▶

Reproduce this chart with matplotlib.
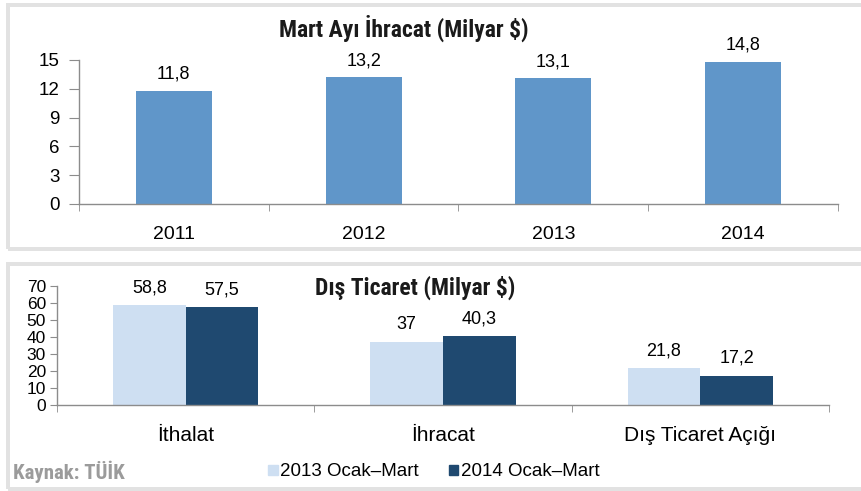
import matplotlib
matplotlib.use("Agg")
import matplotlib.pyplot as plt
from matplotlib.patches import Rectangle, Patch
import numpy as np

# Mart ayı ihracat
years = ["2011", "2012", "2013", "2014"]
mart_ihracat = [11.8, 13.2, 13.1, 14.8]
mart_labels = ["11,8", "13,2", "13,1", "14,8"]

# Dış ticaret
kalemler = ["İthalat", "İhracat", "Dış Ticaret Açığı"]
ocak_mart_2013 = [58.8, 37.0, 21.8]
ocak_mart_2014 = [57.5, 40.3, 17.2]
labels_2013 = ["58,8", "37", "21,8"]
labels_2014 = ["57,5", "40,3", "17,2"]
seri_adlari = ["2013 Ocak–Mart", "2014 Ocak–Mart"]

W, H = 862, 491
plt.rcParams["font.family"] = ["Liberation Sans", "DejaVu Sans"]
narrow = ["Roboto Condensed", "Barlow Condensed", "Archivo Narrow", "Liberation Sans"]
spine_gray = "#8c8c8c"

fig = plt.figure(figsize=(W / 100, H / 100), dpi=100)

# panel frames
for y0, y1 in [(5, 249), (264, 489)]:
    fig.patches.append(Rectangle((8 / W, 1 - y1 / H), (880 - 8) / W, (y1 - y0) / H,
                                 transform=fig.transFigure, fill=False,
                                 ec="#e2e2e2", lw=4 * 0.72, zorder=0))


def style_axes(ax, n):
    for s in ["top", "right"]:
        ax.spines[s].set_visible(False)
    for s in ["left", "bottom"]:
        ax.spines[s].set_color(spine_gray)
        ax.spines[s].set_linewidth(1)
    ax.set_xlim(-0.5, n - 0.5)
    ax.set_xticks(np.arange(n))
    ax.set_xticks(np.arange(n + 1) - 0.5, minor=True)
    ax.tick_params(axis="x", which="major", length=0)
    ax.tick_params(axis="x", which="minor", length=5, color=spine_gray, direction="out")
    ax.tick_params(axis="y", color=spine_gray, direction="out")


# top chart
ax1 = fig.add_axes([79 / W, 1 - 204 / H, (838 - 79) / W, (204 - 60) / H])
x = np.arange(len(years))
ax1.bar(x, mart_ihracat, width=0.4, color="#6096C9")
style_axes(ax1, len(years))
ax1.set_ylim(0, 15)
ax1.set_yticks([0, 3, 6, 9, 12, 15])
ax1.set_xticklabels(years, fontsize=14)
ax1.tick_params(axis="x", which="major", pad=16)
ax1.tick_params(axis="y", length=7, labelsize=13.5, pad=7)
for xi, v, t in zip(x, mart_ihracat, mart_labels):
    ax1.annotate(t, (xi, v), xytext=(0, 12), textcoords="offset points",
                 ha="center", va="center", fontsize=13)
fig.text(404 / W, 1 - 28 / H, "Mart Ayı İhracat (Milyar $)", ha="center", va="center",
         fontsize=17, fontweight="heavy", family=narrow, color="#1a1a1a")

# bottom chart
ax2 = fig.add_axes([57 / W, 1 - 405 / H, (829 - 57) / W, (405 - 286) / H])
x2 = np.arange(len(kalemler))
bw = 0.283
ax2.bar(x2 - bw / 2, ocak_mart_2013, width=bw, color="#CEDFF2")
ax2.bar(x2 + bw / 2, ocak_mart_2014, width=bw, color="#1F4970")
style_axes(ax2, len(kalemler))
ax2.set_ylim(0, 70)
ax2.set_yticks(np.arange(0, 71, 10))
ax2.set_xticklabels(kalemler, fontsize=15)
ax2.tick_params(axis="x", which="major", pad=15)
ax2.tick_params(axis="y", length=5, labelsize=12.5, pad=3)
for xi, v, t in zip(x2 - bw / 2, ocak_mart_2013, labels_2013):
    ax2.annotate(t, (xi, v), xytext=(0, 12.5), textcoords="offset points",
                 ha="center", va="center", fontsize=13)
for xi, v, t in zip(x2 + bw / 2, ocak_mart_2014, labels_2014):
    ax2.annotate(t, (xi, v), xytext=(0, 12.5), textcoords="offset points",
                 ha="center", va="center", fontsize=13)
fig.text(415 / W, 1 - 288 / H, "Dış Ticaret (Milyar $)", ha="center", va="center",
         fontsize=17, fontweight="heavy", family=narrow, color="#1a1a1a")

handles = [Patch(color="#CEDFF2"), Patch(color="#1F4970")]
fig.legend(handles, seri_adlari, loc="center", bbox_to_anchor=(434 / W, 1 - 472 / H),
           bbox_transform=fig.transFigure, ncol=2, frameon=False, fontsize=13.5,
           handlelength=0.5, handleheight=0.5, handletextpad=0.15,
           columnspacing=1.6, borderpad=0)

fig.text(13 / W, 1 - 472 / H, "Kaynak: TÜİK", ha="left", va="center", fontsize=15,
         fontweight="heavy", family=narrow, color="#9b9b9b")

fig.savefig("out.png", dpi=100)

◀

**Goal**
Whenever "chart" turns up in a line, pick that line out.

**Finished exercise**
Reproduce this chart with matplotlib.
# top chart
# bottom chart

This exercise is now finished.